Hakim Bey mora num decadente hotel chinês onde os proprietários balançam a cabeça de um lado para o outro enquanto lêem os jornais e escutam transmissões estridentes da Ópera de Pequim. O ventilador de teto gira como um dervixe indolente - suor pinga sobre a página - o cafetã do poeta está encardido, seus cinzeiros derramam cinzas no tapete - seus monólogos parecem desconexos e levemente sinistros - por trás das janelas fechadas, o gueto desaparece entre palmeiras, o ingênuo oceano azul, a filosofia do tropicalismo.

Numa estrada em algum lugar a leste de Baltimore, você passa por um trailer Airstream, e enxerga uma grande placa plantada na grama: LEITURAS ESPIRITUAIS, com a imagem de uma rude mão negra sobre um fundo vermelho.
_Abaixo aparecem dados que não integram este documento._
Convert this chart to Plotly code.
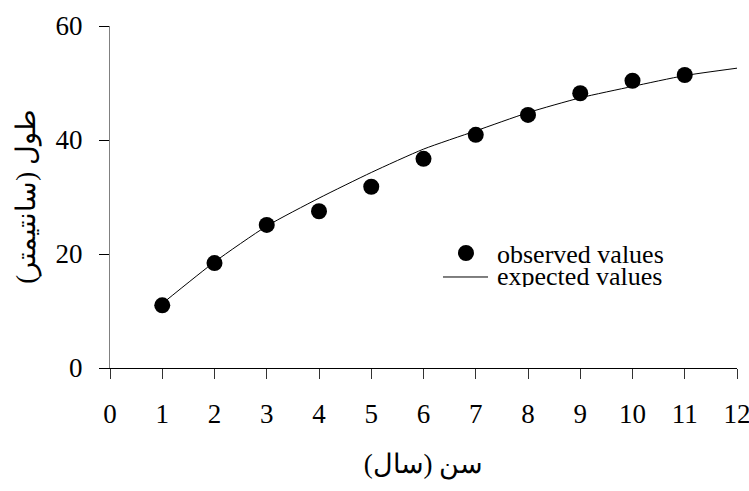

Lá dentro, você encontra livros sobre sonhos e numerologia, panfletos sobre vodu e macumba, revistas de nudismo velhas e empoeiradas, um pilha de Boy's Life, tratados sobre briga de galos... e este livro, Caos. Como palavras ditas num sonho, portentosas, evanescentes, transformando-se em perfumes, pássaros, cores, música esquecida.

Este livro se mantém a distância por uma certa impassibilidade em sua superfície, quase que visível através de um vidro. Ele não abana o rabo e não grunhe, mas morde e estraga a mobília. Ele não tem um número ISBN e não o quer como discípulo, mas pode seqüestrar seus filhos.

Este livro é nervoso como o café ou a malária - ele cria, entre si e seus leitores, uma rede de desertores e outsiders - mas é tão cara-de-pau eliteral que praticamente se codifica - fuma a si próprio em estupor.

Uma máscara, uma automitologia, um mapa sem nome de lugar algum - hirto como uma pintura egípcia que, no entanto, logra acariciar o rosto de alguém e, de repente, encontra-se na rua, num corpo, envolvido em luz, andando, acordado, quase satisfeito.